OFG Bancorp announced it has filed applications at four regulatory agencies for consent of its proposed acquisition of Scotiabank de Puerto Rico, according to public notices published Tuesday.
The petitions to the Federal Reserve, the Federal Deposit Insurance Corp., the Puerto Rico Office of the Commissioner of Financial Institutions and the U.S. Virgin Islands Banking Board seek approval of the transaction announced June 26, 2019.
As this media outlet reported, OFG Bancorp’s subsidiary Oriental Bank will acquire Scotiabank’s Puerto Rico operation for $550 million and its U.S. Virgin Island branch operation for $10 million.

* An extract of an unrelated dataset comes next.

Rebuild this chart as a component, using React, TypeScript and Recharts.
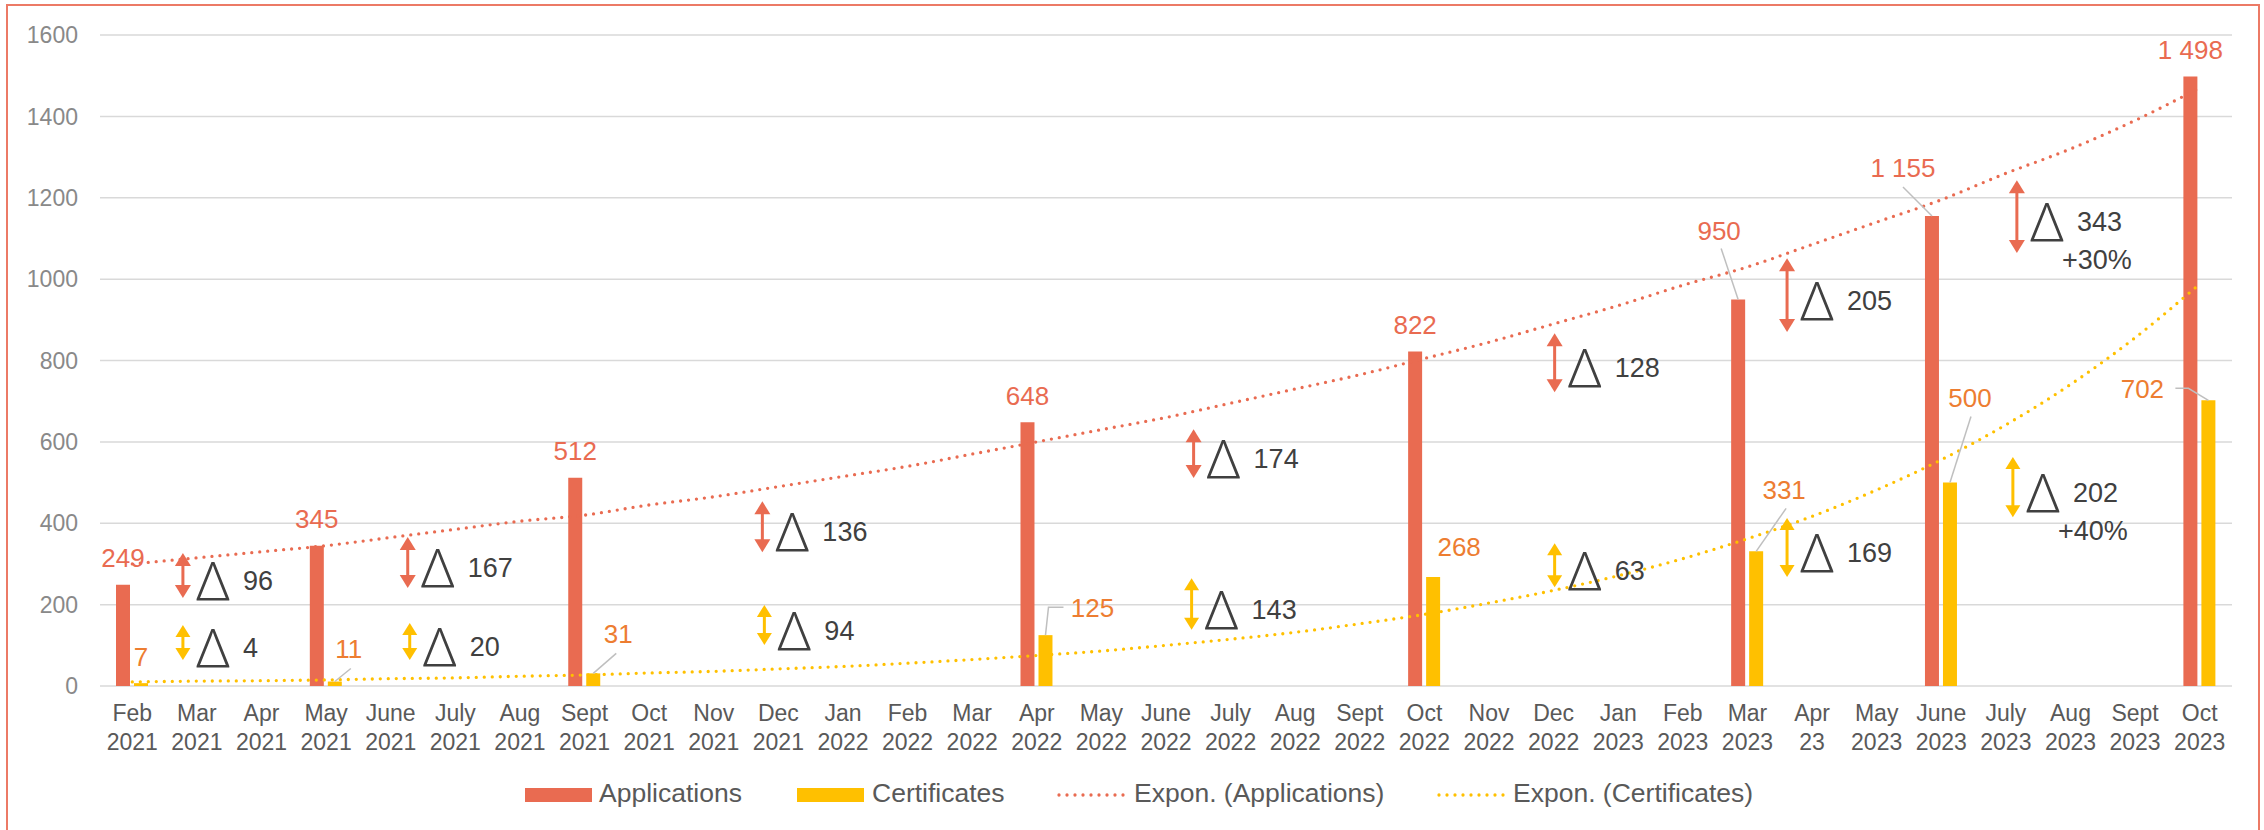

Scotiabank’s Puerto Rico and USVI operations will be merged into Oriental Bank and its related businesses. As part of the process, Oriental must lay out its transaction to the regulatory agencies mentioned.
“The Federal Reserve considers a number of factors in deciding whether to approve the application, including the record of performance of the banks we own in helping to meet local credit needs,” Oriental said in the public notice. The public is encouraged to file comments in writing.

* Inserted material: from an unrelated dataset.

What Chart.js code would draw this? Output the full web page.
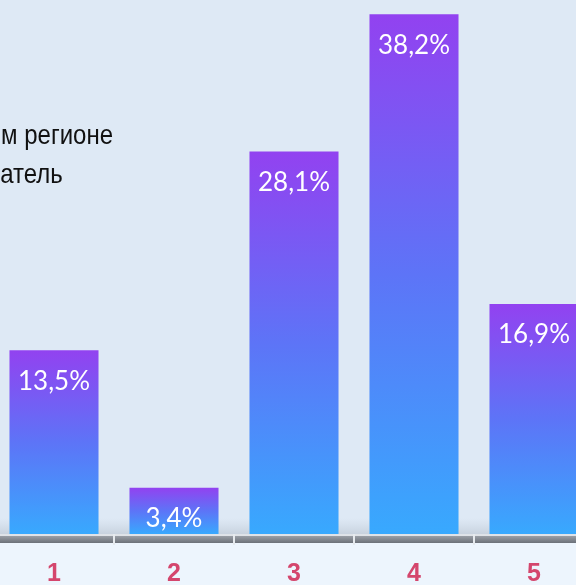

If the merger is completed, Oriental will keep its main office in San Juan, and “it is contemplated that the branches of Oriental Bank and Scotiabank de Puerto Rico will continue to operate as branches of Oriental Bank,” it said.
The transaction also calls for keeping the Scotiabank located in that bank’s Scotia Tower on Jesús T. Piñero Ave. as a branch of The Bank of Nova Scotia.
Meanwhile, the Scotiabank locations in the U.S. Virgin Islands — in Charlotte Amalie and St. Croix — will be converted into Oriental Bank branches, marking this financial institution’s debut in the neighboring islands.
In July, OFG Bancorp announced the Virgin Islands Banking Board approved the first regulatory step related to the acquisition of Scotiabank’s U.S. Virgin Island operations.
The permit authorized Oriental to organize a bank in the territory. But the deal must still receive a banking license from the same regulatory body to seal the deal.